■ TASK ■
Repeat the listing word for word. No pictures belong in the copy.

# start of DATA LINES

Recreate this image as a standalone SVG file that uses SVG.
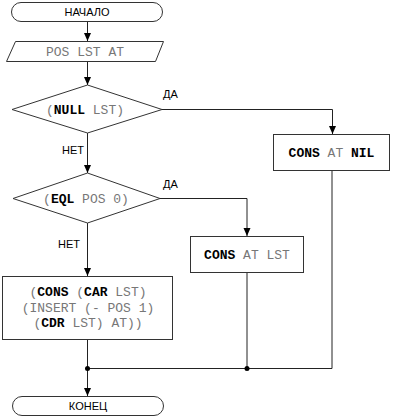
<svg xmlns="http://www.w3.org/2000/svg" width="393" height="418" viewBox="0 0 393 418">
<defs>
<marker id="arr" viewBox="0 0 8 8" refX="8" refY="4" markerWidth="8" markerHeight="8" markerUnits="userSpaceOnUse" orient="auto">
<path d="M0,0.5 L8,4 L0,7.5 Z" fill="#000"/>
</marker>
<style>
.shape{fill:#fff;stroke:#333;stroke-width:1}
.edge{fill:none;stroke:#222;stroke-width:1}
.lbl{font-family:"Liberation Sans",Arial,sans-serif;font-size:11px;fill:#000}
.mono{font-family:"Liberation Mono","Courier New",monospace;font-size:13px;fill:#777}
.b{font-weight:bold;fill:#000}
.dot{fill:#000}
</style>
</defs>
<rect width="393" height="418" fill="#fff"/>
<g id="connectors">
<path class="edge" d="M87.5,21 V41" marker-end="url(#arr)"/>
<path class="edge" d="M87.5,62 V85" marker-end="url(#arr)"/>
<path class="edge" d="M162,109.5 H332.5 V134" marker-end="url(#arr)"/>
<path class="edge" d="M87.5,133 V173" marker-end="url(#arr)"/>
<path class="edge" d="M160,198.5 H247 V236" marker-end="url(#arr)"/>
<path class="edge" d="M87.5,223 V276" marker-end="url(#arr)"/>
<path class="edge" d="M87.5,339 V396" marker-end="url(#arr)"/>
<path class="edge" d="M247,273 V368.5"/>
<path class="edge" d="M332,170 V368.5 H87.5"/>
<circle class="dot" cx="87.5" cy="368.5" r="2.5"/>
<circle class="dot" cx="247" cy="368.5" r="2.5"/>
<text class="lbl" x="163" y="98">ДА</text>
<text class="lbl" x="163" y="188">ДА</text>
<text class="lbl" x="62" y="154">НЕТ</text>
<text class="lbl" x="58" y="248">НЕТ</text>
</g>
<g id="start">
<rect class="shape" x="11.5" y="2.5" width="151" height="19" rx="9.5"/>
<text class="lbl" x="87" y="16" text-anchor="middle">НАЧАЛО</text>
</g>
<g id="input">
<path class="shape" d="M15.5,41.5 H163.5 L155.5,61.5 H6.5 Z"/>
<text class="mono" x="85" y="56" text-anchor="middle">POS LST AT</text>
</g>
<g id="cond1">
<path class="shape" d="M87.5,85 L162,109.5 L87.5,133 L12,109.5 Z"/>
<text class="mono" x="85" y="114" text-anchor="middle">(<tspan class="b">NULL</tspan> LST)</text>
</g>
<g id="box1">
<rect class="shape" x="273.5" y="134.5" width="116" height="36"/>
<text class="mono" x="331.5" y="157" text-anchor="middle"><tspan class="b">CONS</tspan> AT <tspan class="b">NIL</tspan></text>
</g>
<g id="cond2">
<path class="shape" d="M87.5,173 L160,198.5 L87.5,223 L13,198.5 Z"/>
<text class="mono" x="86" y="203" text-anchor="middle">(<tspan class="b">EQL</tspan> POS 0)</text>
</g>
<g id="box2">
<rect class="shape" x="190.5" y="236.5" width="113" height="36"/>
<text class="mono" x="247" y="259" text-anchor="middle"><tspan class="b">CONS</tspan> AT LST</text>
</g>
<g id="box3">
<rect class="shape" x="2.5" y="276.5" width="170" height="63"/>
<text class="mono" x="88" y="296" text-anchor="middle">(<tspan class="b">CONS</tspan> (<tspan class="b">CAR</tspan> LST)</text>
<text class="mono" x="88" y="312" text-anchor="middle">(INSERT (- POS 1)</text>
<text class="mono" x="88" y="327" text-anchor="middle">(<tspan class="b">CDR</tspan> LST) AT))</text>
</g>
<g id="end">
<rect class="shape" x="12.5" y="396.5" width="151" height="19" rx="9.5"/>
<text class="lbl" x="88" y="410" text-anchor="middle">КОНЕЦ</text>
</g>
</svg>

# end of DATA LINES

■ ANSWER TO THE EXERCISE ■
Recreate this image as a standalone SVG file that uses SVG.
<svg xmlns="http://www.w3.org/2000/svg" width="393" height="418" viewBox="0 0 393 418">
<defs>
<marker id="arr" viewBox="0 0 8 8" refX="8" refY="4" markerWidth="8" markerHeight="8" markerUnits="userSpaceOnUse" orient="auto">
<path d="M0,0.5 L8,4 L0,7.5 Z" fill="#000"/>
</marker>
<style>
.shape{fill:#fff;stroke:#333;stroke-width:1}
.edge{fill:none;stroke:#222;stroke-width:1}
.lbl{font-family:"Liberation Sans",Arial,sans-serif;font-size:11px;fill:#000}
.mono{font-family:"Liberation Mono","Courier New",monospace;font-size:13px;fill:#777}
.b{font-weight:bold;fill:#000}
.dot{fill:#000}
</style>
</defs>
<rect width="393" height="418" fill="#fff"/>
<g id="connectors">
<path class="edge" d="M87.5,21 V41" marker-end="url(#arr)"/>
<path class="edge" d="M87.5,62 V85" marker-end="url(#arr)"/>
<path class="edge" d="M162,109.5 H332.5 V134" marker-end="url(#arr)"/>
<path class="edge" d="M87.5,133 V173" marker-end="url(#arr)"/>
<path class="edge" d="M160,198.5 H247 V236" marker-end="url(#arr)"/>
<path class="edge" d="M87.5,223 V276" marker-end="url(#arr)"/>
<path class="edge" d="M87.5,339 V396" marker-end="url(#arr)"/>
<path class="edge" d="M247,273 V368.5"/>
<path class="edge" d="M332,170 V368.5 H87.5"/>
<circle class="dot" cx="87.5" cy="368.5" r="2.5"/>
<circle class="dot" cx="247" cy="368.5" r="2.5"/>
<text class="lbl" x="163" y="98">ДА</text>
<text class="lbl" x="163" y="188">ДА</text>
<text class="lbl" x="62" y="154">НЕТ</text>
<text class="lbl" x="58" y="248">НЕТ</text>
</g>
<g id="start">
<rect class="shape" x="11.5" y="2.5" width="151" height="19" rx="9.5"/>
<text class="lbl" x="87" y="16" text-anchor="middle">НАЧАЛО</text>
</g>
<g id="input">
<path class="shape" d="M15.5,41.5 H163.5 L155.5,61.5 H6.5 Z"/>
<text class="mono" x="85" y="56" text-anchor="middle">POS LST AT</text>
</g>
<g id="cond1">
<path class="shape" d="M87.5,85 L162,109.5 L87.5,133 L12,109.5 Z"/>
<text class="mono" x="85" y="114" text-anchor="middle">(<tspan class="b">NULL</tspan> LST)</text>
</g>
<g id="box1">
<rect class="shape" x="273.5" y="134.5" width="116" height="36"/>
<text class="mono" x="331.5" y="157" text-anchor="middle"><tspan class="b">CONS</tspan> AT <tspan class="b">NIL</tspan></text>
</g>
<g id="cond2">
<path class="shape" d="M87.5,173 L160,198.5 L87.5,223 L13,198.5 Z"/>
<text class="mono" x="86" y="203" text-anchor="middle">(<tspan class="b">EQL</tspan> POS 0)</text>
</g>
<g id="box2">
<rect class="shape" x="190.5" y="236.5" width="113" height="36"/>
<text class="mono" x="247" y="259" text-anchor="middle"><tspan class="b">CONS</tspan> AT LST</text>
</g>
<g id="box3">
<rect class="shape" x="2.5" y="276.5" width="170" height="63"/>
<text class="mono" x="88" y="296" text-anchor="middle">(<tspan class="b">CONS</tspan> (<tspan class="b">CAR</tspan> LST)</text>
<text class="mono" x="88" y="312" text-anchor="middle">(INSERT (- POS 1)</text>
<text class="mono" x="88" y="327" text-anchor="middle">(<tspan class="b">CDR</tspan> LST) AT))</text>
</g>
<g id="end">
<rect class="shape" x="12.5" y="396.5" width="151" height="19" rx="9.5"/>
<text class="lbl" x="88" y="410" text-anchor="middle">КОНЕЦ</text>
</g>
</svg>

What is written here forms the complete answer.